As we prepare to launch into induction season, we’ve picked our top three tips from a recent favourite read to help you ensure the first steps taken by your new joiners are a giant leap forward for your organisation.

  1. Sweat the small stuff

During a space walk outside the safety of his shuttle, Hadfield was rendered effectively blind. The mission was aborted. Why? Because they didn’t have ‘no more tears’ soap. After cleaning his visor with standard soap, a small amount of residue had floated free and landed in his eye, blocking his tear duct and causing a life-threatening series of complications.

Small details can have a significant impact on the new joiner experience. With complex systems and the high stakes, sweating the small stuff in advance can save a lot of hassle when it matters the most and boost the new joiner experience.

Increasingly, we help organisations adopt a personalised approach, for example using preferred names in event communications and sharing personal stories. These details boost engagement and demonstrate a genuine interest in the individual. What little details can you incorporate?

  1. Treat people around you like they are the last people in the world

Hadfield recalls one shuttle mission where the chief astronaut had a reputation for arrogance and extreme competitiveness. Whilst receiving feedback on progress in front of mission control, this astronaut publicly and personally insulted Hadfield. Hadfield stayed calm and professional, and continued to deliver his feedback to the mission’s crew in a constructive way.

Use induction to get your early talent aligned with your organisation’s workplace culture, values and the mind-sets needed to get ahead. For example, by instilling a self-reflective mind-set at induction, you can ensure that they make a lasting, positive impression on the business. Getting business for giving feed-forward not back, building a future-focused culture based upon learning and development.

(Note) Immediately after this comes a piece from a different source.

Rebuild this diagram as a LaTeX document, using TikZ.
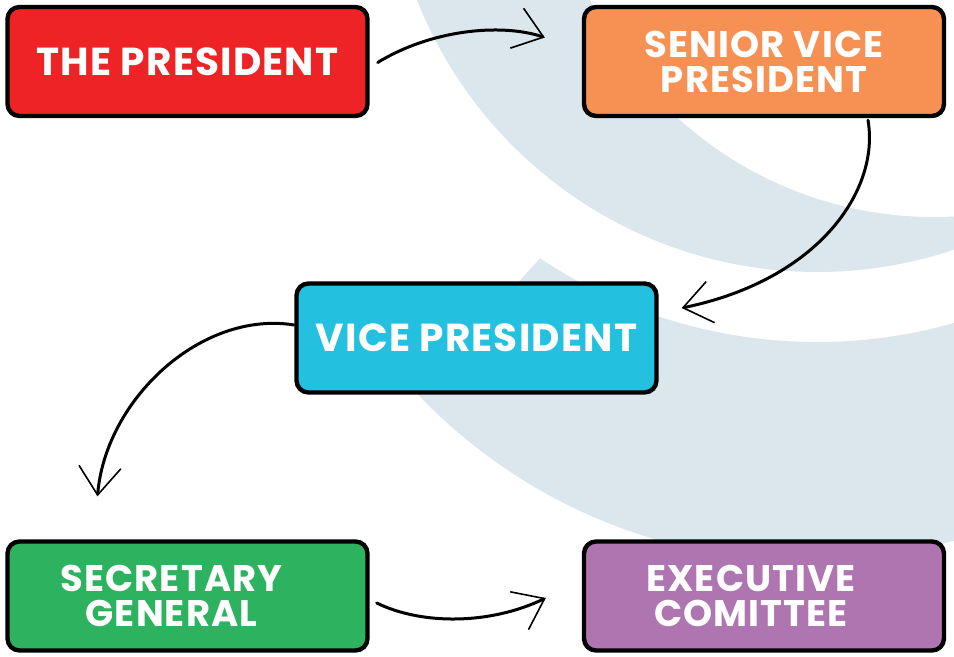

  1. Step back, get a bit of perspective

Surely seeing everything you’ve ever known, as a tiny spec, must make a person feel small and insignificant? Hadfield disagrees. He describes how the experience enhanced his sense of ‘personal obligation’ to protect our planet. Melting ice caps, deforestation, volcanoes and droughts all suddenly became very real and very visible.

Early talent can quickly go from being big fish in a small pond to small fish, swimming upstream. To ensure that your early talent better understands the bigger picture and sets off on the right track, why not train them on their new system at your induction? Getting new joiners to see overall business goals alongside their individual contribution is a proven way of maximising ROI whilst establishing positive mind-sets and behaviours.

Back down to earth

Hadfield’s impressive adventures can be so easily applied to our own early-talent space. Sweating the small stuff, establishing positive behaviours and establishing perspective can make a huge difference to the success of a mission. With the count-down to your induction ticking and your preparations for launch well under-way, pause for a second and remember, you and your team are shaping the future leaders of tomorrow.